- [WORK TO COMPLETE]: Copy out the lines of the records below, and only those lines, from the one with "Write self-contained HTML" through the one with "return [cx +", exactly as they appear.

- [INFORMATION SUPPLIED]:
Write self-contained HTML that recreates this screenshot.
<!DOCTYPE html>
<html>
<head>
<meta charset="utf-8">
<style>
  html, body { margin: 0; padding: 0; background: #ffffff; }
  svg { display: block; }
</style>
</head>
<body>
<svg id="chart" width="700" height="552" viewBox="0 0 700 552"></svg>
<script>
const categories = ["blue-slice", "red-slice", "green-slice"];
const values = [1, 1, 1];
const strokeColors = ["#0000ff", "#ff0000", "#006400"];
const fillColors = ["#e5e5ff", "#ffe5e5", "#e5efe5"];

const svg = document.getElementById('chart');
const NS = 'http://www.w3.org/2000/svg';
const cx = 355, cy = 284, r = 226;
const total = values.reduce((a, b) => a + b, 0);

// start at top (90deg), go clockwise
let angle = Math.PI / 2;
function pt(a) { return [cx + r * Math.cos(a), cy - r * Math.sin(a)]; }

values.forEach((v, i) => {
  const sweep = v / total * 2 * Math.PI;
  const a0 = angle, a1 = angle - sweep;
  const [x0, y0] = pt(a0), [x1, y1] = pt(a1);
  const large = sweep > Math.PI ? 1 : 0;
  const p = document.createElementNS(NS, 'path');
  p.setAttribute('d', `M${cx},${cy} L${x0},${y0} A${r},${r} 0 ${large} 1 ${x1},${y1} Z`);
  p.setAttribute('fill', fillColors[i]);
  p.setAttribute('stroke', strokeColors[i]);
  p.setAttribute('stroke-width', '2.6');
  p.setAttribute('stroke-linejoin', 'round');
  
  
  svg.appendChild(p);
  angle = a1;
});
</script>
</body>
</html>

...

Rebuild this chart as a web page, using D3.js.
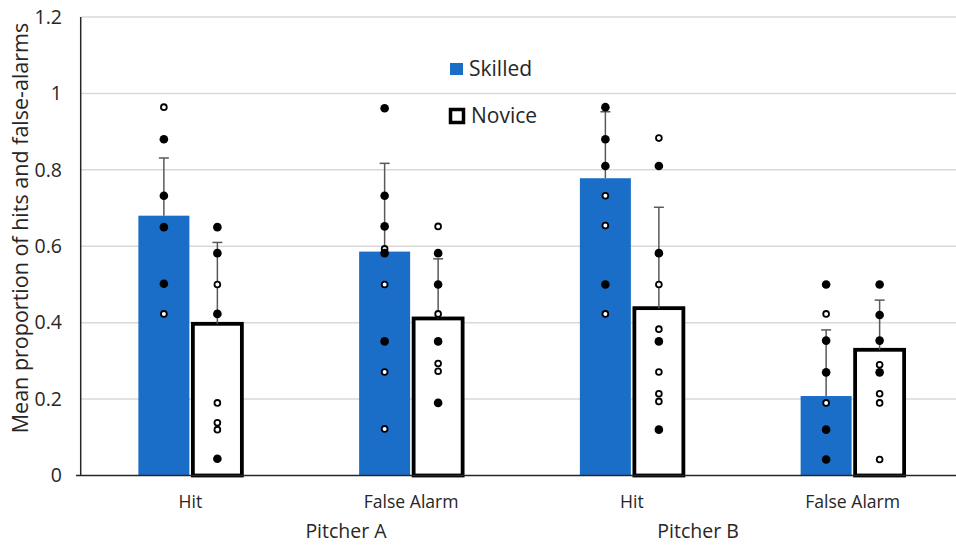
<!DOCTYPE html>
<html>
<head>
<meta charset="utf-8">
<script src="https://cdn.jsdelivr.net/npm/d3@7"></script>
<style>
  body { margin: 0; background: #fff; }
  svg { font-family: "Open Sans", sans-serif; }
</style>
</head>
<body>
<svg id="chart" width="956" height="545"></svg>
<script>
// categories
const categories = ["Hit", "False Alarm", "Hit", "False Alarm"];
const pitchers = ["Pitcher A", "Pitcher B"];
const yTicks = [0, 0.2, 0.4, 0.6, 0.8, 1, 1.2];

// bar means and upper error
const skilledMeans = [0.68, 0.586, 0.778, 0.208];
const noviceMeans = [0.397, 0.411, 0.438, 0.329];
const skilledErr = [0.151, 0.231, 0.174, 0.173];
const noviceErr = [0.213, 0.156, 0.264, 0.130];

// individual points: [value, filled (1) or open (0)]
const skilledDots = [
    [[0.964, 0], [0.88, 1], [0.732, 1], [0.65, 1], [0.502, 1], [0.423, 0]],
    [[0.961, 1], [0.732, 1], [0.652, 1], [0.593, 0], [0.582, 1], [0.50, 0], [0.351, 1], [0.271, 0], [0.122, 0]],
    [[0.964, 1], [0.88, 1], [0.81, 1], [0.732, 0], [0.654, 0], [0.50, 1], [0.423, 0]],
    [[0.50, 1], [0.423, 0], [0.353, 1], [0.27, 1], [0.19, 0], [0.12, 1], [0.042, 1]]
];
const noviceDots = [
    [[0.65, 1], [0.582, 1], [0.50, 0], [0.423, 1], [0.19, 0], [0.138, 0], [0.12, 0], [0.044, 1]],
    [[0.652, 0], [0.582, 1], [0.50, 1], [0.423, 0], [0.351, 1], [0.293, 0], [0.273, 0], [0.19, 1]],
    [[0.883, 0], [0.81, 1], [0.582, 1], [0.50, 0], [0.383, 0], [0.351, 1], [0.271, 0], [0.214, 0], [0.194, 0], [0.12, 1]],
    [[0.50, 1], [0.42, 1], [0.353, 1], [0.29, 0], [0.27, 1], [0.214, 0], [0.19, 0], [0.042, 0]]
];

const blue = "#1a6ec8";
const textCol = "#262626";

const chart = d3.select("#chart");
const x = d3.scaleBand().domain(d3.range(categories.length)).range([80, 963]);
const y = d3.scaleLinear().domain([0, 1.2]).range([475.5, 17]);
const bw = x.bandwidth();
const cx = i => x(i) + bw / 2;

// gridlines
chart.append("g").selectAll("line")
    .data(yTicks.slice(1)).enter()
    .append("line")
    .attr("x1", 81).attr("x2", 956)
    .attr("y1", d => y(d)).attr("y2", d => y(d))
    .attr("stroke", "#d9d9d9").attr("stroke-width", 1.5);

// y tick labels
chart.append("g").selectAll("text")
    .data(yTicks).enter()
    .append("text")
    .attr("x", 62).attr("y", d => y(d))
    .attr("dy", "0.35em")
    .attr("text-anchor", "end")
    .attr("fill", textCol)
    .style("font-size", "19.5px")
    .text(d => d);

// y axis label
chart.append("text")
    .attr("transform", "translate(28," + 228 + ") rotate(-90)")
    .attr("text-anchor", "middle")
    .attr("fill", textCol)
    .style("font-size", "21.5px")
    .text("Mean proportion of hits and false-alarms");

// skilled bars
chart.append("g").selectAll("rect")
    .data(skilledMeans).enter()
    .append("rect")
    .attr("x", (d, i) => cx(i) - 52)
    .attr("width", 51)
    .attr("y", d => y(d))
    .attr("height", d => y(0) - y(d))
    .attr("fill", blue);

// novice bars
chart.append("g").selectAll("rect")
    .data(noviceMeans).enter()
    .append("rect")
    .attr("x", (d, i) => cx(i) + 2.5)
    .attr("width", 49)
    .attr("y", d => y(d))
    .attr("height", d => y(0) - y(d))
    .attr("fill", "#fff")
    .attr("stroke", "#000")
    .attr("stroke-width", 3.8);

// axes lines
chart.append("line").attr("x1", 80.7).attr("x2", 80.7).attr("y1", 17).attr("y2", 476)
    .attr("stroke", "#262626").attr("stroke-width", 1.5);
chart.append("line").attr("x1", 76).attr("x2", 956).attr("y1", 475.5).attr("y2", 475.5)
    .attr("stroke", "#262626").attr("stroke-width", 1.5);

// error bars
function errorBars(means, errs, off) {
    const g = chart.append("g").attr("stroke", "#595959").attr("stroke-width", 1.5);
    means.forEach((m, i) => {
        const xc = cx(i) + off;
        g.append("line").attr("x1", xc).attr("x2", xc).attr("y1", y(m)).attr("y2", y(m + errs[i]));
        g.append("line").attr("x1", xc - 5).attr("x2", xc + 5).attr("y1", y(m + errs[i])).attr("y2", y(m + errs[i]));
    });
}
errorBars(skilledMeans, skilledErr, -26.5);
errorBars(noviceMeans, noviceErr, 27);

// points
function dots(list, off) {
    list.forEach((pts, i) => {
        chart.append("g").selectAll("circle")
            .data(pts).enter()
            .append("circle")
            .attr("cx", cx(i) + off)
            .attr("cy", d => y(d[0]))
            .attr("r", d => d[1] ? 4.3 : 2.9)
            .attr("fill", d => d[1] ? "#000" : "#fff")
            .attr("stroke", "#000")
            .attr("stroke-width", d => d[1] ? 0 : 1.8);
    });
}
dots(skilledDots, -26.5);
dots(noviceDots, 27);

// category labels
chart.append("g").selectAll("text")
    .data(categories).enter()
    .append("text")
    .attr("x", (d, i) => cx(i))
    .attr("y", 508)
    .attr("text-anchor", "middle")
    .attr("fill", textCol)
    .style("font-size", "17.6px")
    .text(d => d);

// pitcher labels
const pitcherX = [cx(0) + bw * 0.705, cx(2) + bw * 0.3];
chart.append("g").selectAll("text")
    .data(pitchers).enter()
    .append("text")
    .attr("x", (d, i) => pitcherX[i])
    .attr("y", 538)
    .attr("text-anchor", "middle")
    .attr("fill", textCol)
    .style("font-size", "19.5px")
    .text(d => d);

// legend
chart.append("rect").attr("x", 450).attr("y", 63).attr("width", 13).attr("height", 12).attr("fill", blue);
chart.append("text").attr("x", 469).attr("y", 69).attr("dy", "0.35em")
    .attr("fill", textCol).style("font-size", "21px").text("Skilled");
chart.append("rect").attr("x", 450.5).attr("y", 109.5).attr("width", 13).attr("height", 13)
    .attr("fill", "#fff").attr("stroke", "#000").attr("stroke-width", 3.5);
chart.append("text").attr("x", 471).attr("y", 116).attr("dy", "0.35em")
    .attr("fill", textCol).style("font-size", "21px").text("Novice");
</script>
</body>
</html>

- [EXERCISE RESPONSE]:
Write self-contained HTML that recreates this screenshot.
<!DOCTYPE html>
<html>
<head>
<meta charset="utf-8">
<style>
  html, body { margin: 0; padding: 0; background: #ffffff; }
  svg { display: block; }
</style>
</head>
<body>
<svg id="chart" width="700" height="552" viewBox="0 0 700 552"></svg>
<script>
const categories = ["blue-slice", "red-slice", "green-slice"];
const values = [1, 1, 1];
const strokeColors = ["#0000ff", "#ff0000", "#006400"];
const fillColors = ["#e5e5ff", "#ffe5e5", "#e5efe5"];

const svg = document.getElementById('chart');
const NS = 'http://www.w3.org/2000/svg';
const cx = 355, cy = 284, r = 226;
const total = values.reduce((a, b) => a + b, 0);

// start at top (90deg), go clockwise
let angle = Math.PI / 2;
function pt(a) { return [cx + r * Math.cos(a), cy - r * Math.sin(a)]; }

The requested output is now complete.